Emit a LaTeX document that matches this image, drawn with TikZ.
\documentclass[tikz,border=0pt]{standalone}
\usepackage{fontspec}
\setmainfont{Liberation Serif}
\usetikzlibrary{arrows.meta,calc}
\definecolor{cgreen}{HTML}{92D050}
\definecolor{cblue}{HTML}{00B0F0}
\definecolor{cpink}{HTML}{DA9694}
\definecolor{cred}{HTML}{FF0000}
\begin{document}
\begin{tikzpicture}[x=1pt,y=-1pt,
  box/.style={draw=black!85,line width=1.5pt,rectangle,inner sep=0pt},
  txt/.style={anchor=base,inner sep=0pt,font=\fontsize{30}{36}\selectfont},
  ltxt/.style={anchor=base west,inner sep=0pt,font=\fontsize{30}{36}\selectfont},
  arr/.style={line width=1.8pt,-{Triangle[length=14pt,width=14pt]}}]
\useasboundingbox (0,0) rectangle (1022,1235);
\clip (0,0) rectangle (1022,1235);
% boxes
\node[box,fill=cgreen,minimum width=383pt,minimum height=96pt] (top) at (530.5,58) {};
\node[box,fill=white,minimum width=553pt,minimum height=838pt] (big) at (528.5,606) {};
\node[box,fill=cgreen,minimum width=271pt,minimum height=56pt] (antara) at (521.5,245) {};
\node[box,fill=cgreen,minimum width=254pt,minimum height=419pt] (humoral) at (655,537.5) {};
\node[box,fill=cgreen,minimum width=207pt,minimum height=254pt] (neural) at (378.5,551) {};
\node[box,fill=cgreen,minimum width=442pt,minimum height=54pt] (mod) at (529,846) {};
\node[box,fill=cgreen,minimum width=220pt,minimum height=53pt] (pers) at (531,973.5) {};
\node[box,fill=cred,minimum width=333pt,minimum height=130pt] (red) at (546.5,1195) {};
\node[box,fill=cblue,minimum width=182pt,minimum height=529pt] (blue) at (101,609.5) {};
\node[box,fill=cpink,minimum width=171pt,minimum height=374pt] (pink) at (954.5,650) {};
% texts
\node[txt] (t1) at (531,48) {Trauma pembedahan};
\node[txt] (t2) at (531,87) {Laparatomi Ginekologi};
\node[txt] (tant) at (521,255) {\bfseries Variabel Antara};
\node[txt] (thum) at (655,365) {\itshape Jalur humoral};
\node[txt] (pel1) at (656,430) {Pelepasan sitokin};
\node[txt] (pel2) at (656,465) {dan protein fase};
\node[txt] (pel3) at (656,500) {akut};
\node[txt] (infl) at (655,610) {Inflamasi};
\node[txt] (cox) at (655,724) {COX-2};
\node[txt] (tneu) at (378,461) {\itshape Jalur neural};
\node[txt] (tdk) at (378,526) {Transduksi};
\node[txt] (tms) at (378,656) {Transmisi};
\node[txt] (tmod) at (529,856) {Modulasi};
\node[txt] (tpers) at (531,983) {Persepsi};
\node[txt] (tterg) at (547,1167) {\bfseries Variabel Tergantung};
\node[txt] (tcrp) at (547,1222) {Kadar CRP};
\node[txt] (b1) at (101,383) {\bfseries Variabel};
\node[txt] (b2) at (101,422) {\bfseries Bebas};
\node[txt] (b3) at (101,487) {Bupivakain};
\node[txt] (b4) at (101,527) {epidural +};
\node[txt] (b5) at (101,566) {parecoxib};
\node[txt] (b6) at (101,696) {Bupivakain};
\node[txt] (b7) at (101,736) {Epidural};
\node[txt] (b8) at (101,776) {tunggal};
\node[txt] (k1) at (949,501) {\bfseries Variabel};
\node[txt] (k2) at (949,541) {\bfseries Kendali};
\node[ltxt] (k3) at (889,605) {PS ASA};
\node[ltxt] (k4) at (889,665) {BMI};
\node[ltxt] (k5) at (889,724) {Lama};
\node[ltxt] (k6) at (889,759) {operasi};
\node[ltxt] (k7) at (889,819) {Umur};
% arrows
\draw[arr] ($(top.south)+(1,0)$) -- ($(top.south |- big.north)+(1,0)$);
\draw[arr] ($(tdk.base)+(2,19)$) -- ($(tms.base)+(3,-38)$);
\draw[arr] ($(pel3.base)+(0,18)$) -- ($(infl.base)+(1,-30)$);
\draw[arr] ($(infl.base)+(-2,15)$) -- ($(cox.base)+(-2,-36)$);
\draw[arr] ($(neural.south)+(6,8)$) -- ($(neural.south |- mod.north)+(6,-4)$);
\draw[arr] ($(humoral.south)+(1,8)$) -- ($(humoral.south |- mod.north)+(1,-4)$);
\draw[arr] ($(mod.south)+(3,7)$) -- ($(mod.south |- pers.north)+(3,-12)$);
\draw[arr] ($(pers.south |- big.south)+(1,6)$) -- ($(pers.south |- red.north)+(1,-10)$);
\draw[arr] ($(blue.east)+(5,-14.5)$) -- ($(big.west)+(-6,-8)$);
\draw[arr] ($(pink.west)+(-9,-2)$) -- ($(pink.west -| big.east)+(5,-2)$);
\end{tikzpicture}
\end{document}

* _AIM OF THE EXERCISE_: Output the listing above word for word.

* _WRITTEN SOLUTION_:
Emit a LaTeX document that matches this image, drawn with TikZ.
\documentclass[tikz,border=0pt]{standalone}
\usepackage{fontspec}
\setmainfont{Liberation Serif}
\usetikzlibrary{arrows.meta,calc}
\definecolor{cgreen}{HTML}{92D050}
\definecolor{cblue}{HTML}{00B0F0}
\definecolor{cpink}{HTML}{DA9694}
\definecolor{cred}{HTML}{FF0000}
\begin{document}
\begin{tikzpicture}[x=1pt,y=-1pt,
  box/.style={draw=black!85,line width=1.5pt,rectangle,inner sep=0pt},
  txt/.style={anchor=base,inner sep=0pt,font=\fontsize{30}{36}\selectfont},
  ltxt/.style={anchor=base west,inner sep=0pt,font=\fontsize{30}{36}\selectfont},
  arr/.style={line width=1.8pt,-{Triangle[length=14pt,width=14pt]}}]
\useasboundingbox (0,0) rectangle (1022,1235);
\clip (0,0) rectangle (1022,1235);
% boxes
\node[box,fill=cgreen,minimum width=383pt,minimum height=96pt] (top) at (530.5,58) {};
\node[box,fill=white,minimum width=553pt,minimum height=838pt] (big) at (528.5,606) {};
\node[box,fill=cgreen,minimum width=271pt,minimum height=56pt] (antara) at (521.5,245) {};
\node[box,fill=cgreen,minimum width=254pt,minimum height=419pt] (humoral) at (655,537.5) {};
\node[box,fill=cgreen,minimum width=207pt,minimum height=254pt] (neural) at (378.5,551) {};
\node[box,fill=cgreen,minimum width=442pt,minimum height=54pt] (mod) at (529,846) {};
\node[box,fill=cgreen,minimum width=220pt,minimum height=53pt] (pers) at (531,973.5) {};
\node[box,fill=cred,minimum width=333pt,minimum height=130pt] (red) at (546.5,1195) {};
\node[box,fill=cblue,minimum width=182pt,minimum height=529pt] (blue) at (101,609.5) {};
\node[box,fill=cpink,minimum width=171pt,minimum height=374pt] (pink) at (954.5,650) {};
% texts
\node[txt] (t1) at (531,48) {Trauma pembedahan};
\node[txt] (t2) at (531,87) {Laparatomi Ginekologi};
\node[txt] (tant) at (521,255) {\bfseries Variabel Antara};
\node[txt] (thum) at (655,365) {\itshape Jalur humoral};
\node[txt] (pel1) at (656,430) {Pelepasan sitokin};
\node[txt] (pel2) at (656,465) {dan protein fase};
\node[txt] (pel3) at (656,500) {akut};
\node[txt] (infl) at (655,610) {Inflamasi};
\node[txt] (cox) at (655,724) {COX-2};
\node[txt] (tneu) at (378,461) {\itshape Jalur neural};
\node[txt] (tdk) at (378,526) {Transduksi};
\node[txt] (tms) at (378,656) {Transmisi};
\node[txt] (tmod) at (529,856) {Modulasi};
\node[txt] (tpers) at (531,983) {Persepsi};
\node[txt] (tterg) at (547,1167) {\bfseries Variabel Tergantung};
\node[txt] (tcrp) at (547,1222) {Kadar CRP};
\node[txt] (b1) at (101,383) {\bfseries Variabel};
\node[txt] (b2) at (101,422) {\bfseries Bebas};
\node[txt] (b3) at (101,487) {Bupivakain};
\node[txt] (b4) at (101,527) {epidural +};
\node[txt] (b5) at (101,566) {parecoxib};
\node[txt] (b6) at (101,696) {Bupivakain};
\node[txt] (b7) at (101,736) {Epidural};
\node[txt] (b8) at (101,776) {tunggal};
\node[txt] (k1) at (949,501) {\bfseries Variabel};
\node[txt] (k2) at (949,541) {\bfseries Kendali};
\node[ltxt] (k3) at (889,605) {PS ASA};
\node[ltxt] (k4) at (889,665) {BMI};
\node[ltxt] (k5) at (889,724) {Lama};
\node[ltxt] (k6) at (889,759) {operasi};
\node[ltxt] (k7) at (889,819) {Umur};
% arrows
\draw[arr] ($(top.south)+(1,0)$) -- ($(top.south |- big.north)+(1,0)$);
\draw[arr] ($(tdk.base)+(2,19)$) -- ($(tms.base)+(3,-38)$);
\draw[arr] ($(pel3.base)+(0,18)$) -- ($(infl.base)+(1,-30)$);
\draw[arr] ($(infl.base)+(-2,15)$) -- ($(cox.base)+(-2,-36)$);
\draw[arr] ($(neural.south)+(6,8)$) -- ($(neural.south |- mod.north)+(6,-4)$);
\draw[arr] ($(humoral.south)+(1,8)$) -- ($(humoral.south |- mod.north)+(1,-4)$);
\draw[arr] ($(mod.south)+(3,7)$) -- ($(mod.south |- pers.north)+(3,-12)$);
\draw[arr] ($(pers.south |- big.south)+(1,6)$) -- ($(pers.south |- red.north)+(1,-10)$);
\draw[arr] ($(blue.east)+(5,-14.5)$) -- ($(big.west)+(-6,-8)$);
\draw[arr] ($(pink.west)+(-9,-2)$) -- ($(pink.west -| big.east)+(5,-2)$);
\end{tikzpicture}
\end{document}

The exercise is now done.